Shortages hobbling Hawks’ priority crime investigations, says Sitole
Johannesburg- National police commissioner General Khehla Sitole says the Directorate for Priority Crimes Investigation (DPCI) cannot claim to be an elite unit when it in fact faces a dire shortage of investigators.
Sitole revealed this on Wednesday when he briefed Parliament’s police portfolio committee on measures they were taking to tackle the scourge of crime, following the shocking statistics released last week.
“The (Hawks) numbers have deteriorated from 5000 to about 2500 now, but their current shortage to respond to crime is 2800. With this shortage they can’t claim to be an elite investigative organisation,” he said.
According to Sitole, the shortage of officers at police stations to address police visibility in communities stood at 62000.
He said over and above these shortages, the DPCI was functioning with 50% less structure.
Sitole highlighted the fact that dockets which had to be processed totalled 1.6 million.
“The shortages are a reality.

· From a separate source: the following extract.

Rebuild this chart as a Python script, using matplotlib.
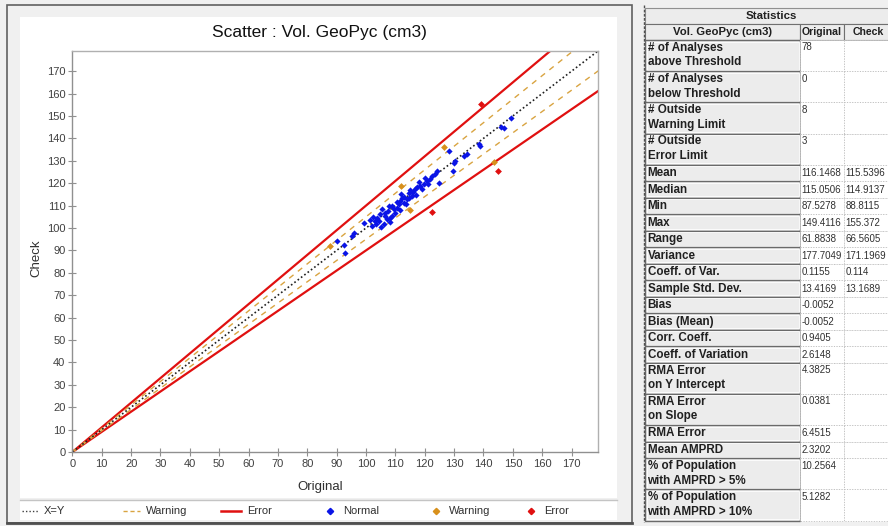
import matplotlib
matplotlib.use("Agg")
import matplotlib.pyplot as plt
from matplotlib.patches import Rectangle
import numpy as np

plt.rcParams['font.family'] = ['Liberation Sans', 'DejaVu Sans']

# ---------------- data ----------------
normal_orig = [90.1, 92.4, 92.9, 95.2, 96.0, 99.2, 102.0, 103.2, 103.7, 104.9,
               106.0, 107.1, 108.3, 108.9, 105.4, 106.6, 107.7, 109.4, 110.6, 111.1,
               111.7, 112.3, 112.8, 114.0, 114.5, 115.7, 116.8, 117.4, 118.5, 119.6,
               120.8, 121.9, 122.5, 123.6, 124.2, 124.8, 128.2, 129.9, 130.4, 129.5,
               133.3, 134.4, 138.4, 138.9, 145.8, 146.9, 149.4,
               101.5, 102.5, 103.5, 104.5, 105.0, 106.5, 107.5, 108.0, 109.0, 110.0,
               110.5, 111.5, 112.0, 113.0, 113.5, 114.5, 115.0, 116.0, 117.0, 118.0,
               119.0, 120.0, 121.0]
normal_check = [94.2, 92.4, 88.8, 96.4, 97.6, 102.4, 100.9, 103.1, 104.6, 106.1,
                101.6, 103.9, 104.6, 105.4, 108.3, 106.9, 109.8, 108.3, 109.1, 110.6,
                112.1, 113.6, 111.3, 112.8, 115.8, 114.3, 117.3, 118.5, 118.8, 119.5,
                121.0, 121.8, 123.3, 124.0, 125.5, 120.3, 134.5, 129.2, 130.0, 125.5,
                132.2, 133.0, 137.5, 136.7, 144.9, 144.5, 149.1,
                103.5, 105.0, 101.8, 103.0, 100.5, 105.5, 107.8, 102.8, 110.0, 106.8,
                111.5, 108.0, 115.0, 114.0, 110.5, 113.5, 117.0, 116.0, 114.8, 120.5,
                117.5, 122.5, 119.5]
warn_orig = [87.6, 112.0, 115.1, 126.7, 143.5]
warn_check = [91.9, 118.8, 108.0, 136.0, 129.6]
err_orig = [122.6, 139.0, 145.1]
err_check = [107.0, 155.4, 125.4]

warning_pct = 0.05
error_pct = 0.10
axis_max = 179
ticks = list(range(0, 171, 10))

stat_labels = ["# of Analyses\nabove Threshold", "# of Analyses\nbelow Threshold",
               "# Outside\nWarning Limit", "# Outside\nError Limit",
               "Mean", "Median", "Min", "Max", "Range", "Variance", "Coeff. of Var.",
               "Sample Std. Dev.", "Bias", "Bias (Mean)", "Corr. Coeff.",
               "Coeff. of Variation", "RMA Error\non Y Intercept", "RMA Error\non Slope",
               "RMA Error", "Mean AMPRD", "% of Population\nwith AMPRD > 5%",
               "% of Population\nwith AMPRD > 10%"]
stat_orig = ["78", "0", "8", "3", "116.1468", "115.0506", "87.5278", "149.4116",
             "61.8838", "177.7049", "0.1155", "13.4169", "-0.0052", "-0.0052",
             "0.9405", "2.6148", "4.3825", "0.0381", "6.4515", "2.3202",
             "10.2564", "5.1282"]
stat_check = ["", "", "", "", "115.5396", "114.9137", "88.8115", "155.372",
              "66.5605", "171.1969", "0.114", "13.1689", "", "", "", "", "", "",
              "", "", "", ""]

# ---------------- figure ----------------
W, H = 888, 526
fig = plt.figure(figsize=(W / 100, H / 100), dpi=100, facecolor='#f0f0f0')

bg = fig.add_axes([0, 0, 1, 1], zorder=0)
bg.set_xlim(0, W)
bg.set_ylim(H, 0)
bg.axis('off')

# chart frame
bg.add_patch(Rectangle((7, 5), 625, 518, facecolor='#f0f0f0', edgecolor='#606060', lw=1.2))
bg.add_patch(Rectangle((20, 17), 597, 481, facecolor='white', edgecolor='none'))
bg.add_patch(Rectangle((20, 501), 597, 19, facecolor='white', edgecolor='none'))
bg.plot([20, 617], [499.5, 499.5], color='#c4c4c4', lw=1)
bg.plot([7, 632], [523, 523], color='#505050', lw=2)

bg.text(319, 33, "Scatter : Vol. GeoPyc (cm3)", ha='center', va='center',
        fontsize=12.5, color='#111111')
bg.text(320, 487, "Original", ha='center', va='center', fontsize=9.5, color='#303030')
bg.text(36, 258, "Check", ha='center', va='center', fontsize=9.5, color='#303030',
        rotation=90)

# ---------------- table ----------------
x0, x1, x2, x3 = 645, 800, 844, 905
hdr_bg = '#ececec'
bg.plot([643.5, 643.5], [5, 522], color='#505050', lw=1, ls=(0, (2, 1)))
bg.add_patch(Rectangle((x0, 8), x3 - x0, 15.5, facecolor=hdr_bg, edgecolor='#909090', lw=0.8))
bg.text(771, 16, "Statistics", ha='center', va='center',
        fontsize=8.2, fontweight='bold', color='#202020')
y = 23.5
hdr_cells = [(x0, x1, "Vol. GeoPyc (cm3)", 8.2, (x0 + x1) / 2),
             (x1, x2, "Original", 7.6, (x1 + x2) / 2),
             (x2, x3, "Check", 7.6, 868)]
for xa, xb, txt, fs, xc in hdr_cells:
    bg.add_patch(Rectangle((xa, y), xb - xa, 16.5, facecolor=hdr_bg, edgecolor='#707070', lw=0.8))
    bg.text(xc, y + 8.5, txt, ha='center', va='center',
            fontsize=fs, fontweight='bold', color='#202020')
y = 40
single, double = 16.5, 31.2
lab_fs, val_fs = 8.4, 7.0
for lab, vo, vc in zip(stat_labels, stat_orig, stat_check):
    two = "\n" in lab
    h = double if two else single
    bg.add_patch(Rectangle((x0, y), x1 - x0, h, facecolor=hdr_bg, edgecolor='#6a6a6a', lw=1.0))
    bg.add_patch(Rectangle((x0 + 1.5, y + 1.5), x1 - x0 - 3, h - 3, facecolor='none',
                           edgecolor='white', lw=0.6))
    bg.add_patch(Rectangle((x1, y), x2 - x1, h, facecolor='white', edgecolor='#c0c0c0',
                           lw=0.7, ls=':'))
    bg.add_patch(Rectangle((x2, y), x3 - x2, h, facecolor='white', edgecolor='#c0c0c0',
                           lw=0.7, ls=':'))
    if two:
        bg.text(x0 + 2.5, y + 1.8, lab, ha='left', va='top', fontsize=lab_fs, fontweight='bold',
                color='#202020', linespacing=1.28)
        bg.text(x1 + 1.5, y + 2.5, vo, ha='left', va='top', fontsize=val_fs, color='#303030')
        bg.text(x2 + 1.5, y + 2.5, vc, ha='left', va='top', fontsize=val_fs, color='#303030')
    else:
        bg.text(x0 + 2.5, y + h / 2, lab, ha='left', va='center', fontsize=lab_fs,
                fontweight='bold', color='#202020')
        bg.text(x1 + 1.5, y + h / 2, vo, ha='left', va='center', fontsize=val_fs, color='#303030')
        bg.text(x2 + 1.5, y + h / 2, vc, ha='left', va='center', fontsize=val_fs, color='#303030')
    y += h

# ---------------- scatter axes ----------------
L, R, T, B = 72.4, 598, 51, 452
ax = fig.add_axes([L / W, 1 - B / H, (R - L) / W, (B - T) / H], zorder=2)
ax.set_facecolor('white')
ax.set_xlim(0, axis_max)
ax.set_ylim(0, axis_max)

xs = np.array([0, axis_max * 1.2])
c_err = '#e01010'
c_warn = '#d9a441'
c_norm = '#0a14e6'
c_wpt = '#d8901c'
ax.plot(xs, xs * (1 + error_pct), color=c_err, lw=1.6, zorder=2)
ax.plot(xs, xs * (1 - error_pct), color=c_err, lw=1.6, zorder=2)
ax.plot(xs, xs * (1 + warning_pct), color=c_warn, lw=1, ls=(0, (4, 4)), zorder=2)
ax.plot(xs, xs * (1 - warning_pct), color=c_warn, lw=1, ls=(0, (4, 4)), zorder=2)
ax.plot(xs, xs, color='#202020', lw=1.2, ls=(0, (1, 1.5)), zorder=2)

ax.scatter(normal_orig, normal_check, marker='D', s=10, color=c_norm, lw=0, zorder=3)
ax.scatter(warn_orig, warn_check, marker='D', s=12, color=c_wpt, lw=0, zorder=3)
ax.scatter(err_orig, err_check, marker='D', s=12, color=c_err, lw=0, zorder=3)

ax.set_xticks(ticks)
ax.set_yticks(ticks)
ax.tick_params(direction='inout', length=6, width=0.8, color='#909090',
               labelsize=8, labelcolor='#404040', pad=2)
for s in ax.spines.values():
    s.set_color('#b0b0b0')
    s.set_linewidth(1)
ax.spines['left'].set_color('#909090')
ax.spines['bottom'].set_color('#909090')

# ---------------- legend (drawn in the strip below the chart) ----------------
leg_y = 511
leg_fs = 8
leg_items = [
    ("line", dict(color='#404040', lw=1, ls=(0, (1, 1.5))), 22, 38, "X=Y"),
    ("line", dict(color=c_warn, lw=1, ls=(0, (3, 2))), 123, 140, "Warning"),
    ("line", dict(color=c_err, lw=1.8), 221, 241, "Error"),
    ("mark", dict(color=c_norm), 330, None, "Normal"),
    ("mark", dict(color=c_wpt), 436, None, "Warning"),
    ("mark", dict(color=c_err), 531, None, "Error"),
]
for kind, style, xa, xb, txt in leg_items:
    if kind == "line":
        bg.plot([xa, xb], [leg_y, leg_y], **style)
        tx = xb + 6
    else:
        bg.plot([xa], [leg_y], marker='D', markersize=3.2, ls='none', **style)
        tx = xa + 13
    bg.text(tx, leg_y, txt, ha='left', va='center', fontsize=leg_fs, color='#303030')

fig.savefig("out.png", dpi=100, facecolor=fig.get_facecolor())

We do not expect the government to respond and address it at once,” he said. “We are not raising challenges and folding our hands. We are putting interventions in place.”
The national commissioner said President Cyril Ramaphosa had announced that there would be an intake of 7000 new officers per year.
“What we have at colleges is 5000 that come out in December. I have just signed off for an advertisement for 7000 recruits for next year.”
Sitole said he had also issued an instruction for police reservists to serve as a force multiplier.
He revealed that the SAPS had also decided to use the services of former police officers, especially in the investigative department.
“We have got a number of senior officers in crime detection that are leaving. Some are former teachers, advocates and graduates. We are also bringing them on board.”
The former officers will be absorbed by the detective academy, which is set to open in the new financial year.
Sitole conceded that the shortage of officers posed a problem for the SAPS in its efforts to fight crime. He said criminals were aware of the shortages and were taking advantage of it.